There was one other man at the table, playing cards, and yet not playing with the others. This was the very old man, Michael Strogoff, who was blind and who played by himself with blank cards.

Later, Strogoff adds one special card to his own deck. While the others play corrupt and violent games, his attention turns wholly to Aurelia. The gesture links her to the novel’s symbolic economy of horns and marks her singular importance on the River Boat:


The old blind man, Michael Strogoff, was also playing cards, by himself, at the same table. To his blank cards he had now added one value-card. It was a multi-colored Aurelia card. It was equal to the ace of trumps, to the ace of trumpets as they once called it correctly.

True to his borrowed identity from Jules Verne, he later in the book acts as a

courier, and he fulfills his Verne-like role by delivering a vital message:


A man, oh, he was that blind man Michael Strogoff (he’s been at the same table with the gamblers on the River Boat) handed Aurelia a bank newspaper. "There is a piece here about you and your dark companion, in The Afternoon Endeavor," he said. And he pointed it out to Aurelia.

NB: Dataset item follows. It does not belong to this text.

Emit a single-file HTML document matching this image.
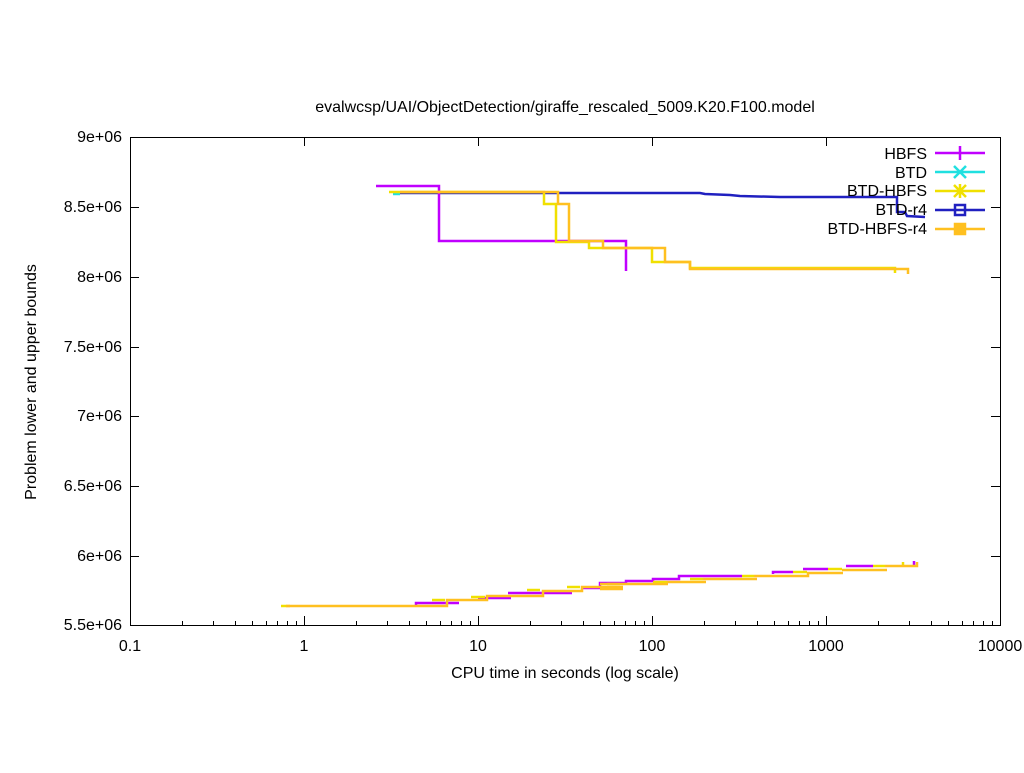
<!DOCTYPE html>
<html><head><meta charset="utf-8"><style>body{margin:0;background:#fff}</style></head><body>
<svg width="1024" height="768" xmlns="http://www.w3.org/2000/svg" font-family="Liberation Sans, sans-serif" font-size="16">
<rect width="1024" height="768" fill="#fff"/>
<g stroke="#000" stroke-width="1" fill="none">
<rect x="130.5" y="137.5" width="870" height="488"/>
<path d="M130 207.5h9M1000 207.5h-9M130 277.5h9M1000 277.5h-9M130 347.5h9M1000 347.5h-9M130 416.5h9M1000 416.5h-9M130 486.5h9M1000 486.5h-9M130 556.5h9M1000 556.5h-9"/>
<path d="M304.5 625v-9M304.5 137v9M478.5 625v-9M478.5 137v9M652.5 625v-9M652.5 137v9M826.5 625v-9M826.5 137v9"/>
<path d="M182.5 625v-4M213.5 625v-4M235.5 625v-4M252.5 625v-4M266.5 625v-4M277.5 625v-4M287.5 625v-4M296.5 625v-4M356.5 625v-4M387.5 625v-4M409.5 625v-4M426.5 625v-4M440.5 625v-4M451.5 625v-4M461.5 625v-4M470.5 625v-4M530.5 625v-4M561.5 625v-4M583.5 625v-4M600.5 625v-4M614.5 625v-4M625.5 625v-4M635.5 625v-4M644.5 625v-4M704.5 625v-4M735.5 625v-4M757.5 625v-4M774.5 625v-4M788.5 625v-4M799.5 625v-4M809.5 625v-4M818.5 625v-4M878.5 625v-4M909.5 625v-4M931.5 625v-4M948.5 625v-4M962.5 625v-4M973.5 625v-4M983.5 625v-4M992.5 625v-4"/>
</g>
<g text-anchor="end">
<text x="122" y="142">9e+06</text><text x="122" y="212">8.5e+06</text><text x="122" y="282">8e+06</text><text x="122" y="352">7.5e+06</text><text x="122" y="421">7e+06</text><text x="122" y="491">6.5e+06</text><text x="122" y="561">6e+06</text><text x="122" y="630">5.5e+06</text>
</g>
<g text-anchor="middle">
<text x="130" y="651">0.1</text><text x="304" y="651">1</text><text x="478" y="651">10</text><text x="652" y="651">100</text><text x="826" y="651">1000</text><text x="1000" y="651">10000</text>
<text x="565" y="678">CPU time in seconds (log scale)</text>
<text x="565" y="112">evalwcsp/UAI/ObjectDetection/giraffe_rescaled_5009.K20.F100.model</text>
<text transform="translate(36,382) rotate(-90)">Problem lower and upper bounds</text>
</g>
<g fill="none" stroke-width="2.5">
<polyline stroke="#20e0e0" points="393,194 400,194"/>
<polyline stroke="#2020c0" points="400,193 700,193 705,194 730,195 740,196 780,197 897,197 897,212 905,212 907,216 925,217"/>
<polyline stroke="#c000ff" points="376,186 439,186 439,241 626,241 626,271"/>
<polyline stroke="#f0e000" points="389,192 544,192 544,204 556,204 556,242 589,242 589,248 652,248 652,262 690,262 690,268 895,268 895,273"/>
<polyline stroke="#ffc020" points="400,192 558,192 558,204 569,204 569,241 603,241 603,248 665,248 665,262 690,262 690,269 908,269 908,274"/>
<polyline stroke="#c000ff" points="416,606 416,603 459,603"/>
<polyline stroke="#c000ff" points="478,598 511,598 M0,0"/>
<polyline stroke="#c000ff" points="508,593 572,593"/>
<polyline stroke="#c000ff" points="583,588 600,588 600,583 626,583 626,581 653,581 653,579 679,579 679,576 742,576"/>
<polyline stroke="#c000ff" points="773,574 773,572 793,572"/>
<polyline stroke="#c000ff" points="803,569 828,569"/>
<polyline stroke="#c000ff" points="846,566 873,566"/>
<polyline stroke="#c000ff" points="914,566 914,561"/>
<polyline stroke="#f0e000" points="281,606 290,606"/>
<polyline stroke="#f0e000" points="432,600 445,600"/>
<polyline stroke="#f0e000" points="471,597 485,597"/>
<polyline stroke="#f0e000" points="527,590 540,590"/>
<polyline stroke="#f0e000" points="567,587 580,587"/>
<polyline stroke="#f0e000" points="607,584 620,584"/>
<polyline stroke="#f0e000" points="653,582 667,582"/>
<polyline stroke="#f0e000" points="690,579 703,579"/>
<polyline stroke="#f0e000" points="742,576 754,576"/>
<polyline stroke="#f0e000" points="793,572 807,572"/>
<polyline stroke="#f0e000" points="828,569 842,569"/>
<polyline stroke="#f0e000" points="873,566 885,566"/>
<polyline stroke="#f0e000" points="903,566 903,562"/>
<polyline stroke="#ffc020" points="286,606 447,606 447,600 487,600 487,596 543,596 543,591 582,591 582,587 623,587 M0,0"/>
<polyline stroke="#ffc020" points="600,589 623,589 M0,0"/>
<polyline stroke="#ffc020" points="600,584 668,584 M0,0"/>
<polyline stroke="#ffc020" points="667,582 706,582 M0,0"/>
<polyline stroke="#ffc020" points="703,579 757,579 M0,0"/>
<polyline stroke="#ffc020" points="754,576 808,576 808,573 M0,0"/>
<polyline stroke="#ffc020" points="807,573 843,573 M0,0"/>
<polyline stroke="#ffc020" points="842,570 887,570 M0,0"/>
<polyline stroke="#ffc020" points="885,566 917,566 917,562"/>
</g>
<g text-anchor="end">
<text x="927" y="159">HBFS</text><text x="927" y="178">BTD</text><text x="927" y="196">BTD-HBFS</text><text x="927" y="215">BTD-r4</text><text x="927" y="234">BTD-HBFS-r4</text>
</g>
<g stroke-width="2.5" fill="none">
<path d="M935 153h50M960 146v14" stroke="#c000ff"/>
<path d="M935 172h50M954 166l12 12M966 166l-12 12" stroke="#20e0e0"/>
<path d="M935 191h50M954 185l12 12M966 185l-12 12M960 184v14M953 191h14" stroke="#f0e000"/>
<path d="M935 210h50" stroke="#2020c0"/><rect x="955" y="205" width="10" height="10" stroke="#2020c0"/>
<path d="M935 229h50" stroke="#ffc020"/><rect x="955" y="224" width="10" height="10" fill="#ffc020" stroke="#ffc020"/>
</g>
</svg>
</body></html>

Near the end, we see him one last time, a part of the River Boat’s weird

fake/replica world. Aurelia sees the River Boat figures again—Karl, Julio,

Blaise, Helen, Michael, and even Aurelia herself—continuing their endless

game, only now revealed as mechanical constructs:


And they were in the gambling room now, Karl Talion, Julio Cordovan, Blaise Genet, Helen Staircase, Michael Strogoff, and Aurelia herself. And they were playing "brag," except Michael who was playing solitaire with blank cards and with one Aurelia-value card. Well, they were wax figures, wax over some sort of jointed armatures, and they moved very mechanically.

I do not know with certainty why Michael Strogoff is in the book, but I would hazard this: he is there to show what kind of world Aurelia has entered. It is an amnesiac world of blank signs, counterfeit persons, violent games, and distorted messages. Strogoff is a messenger with an all-important content that must be conveyed, and his one clear action in Lafferty’s novel is to recognize Aurelia as a valuable card in the game of Hoffmannian symbols. Blind or not, he sees enough to know that Aurelia matters. She is the trump card that wins Gaea. Like him, she carries an important message from the King, though unlike him, she does not really know the message she bears. That is the point made possible by the novel’s postfigural logic: Aurelia is not the source of the message, but she has become its bearer.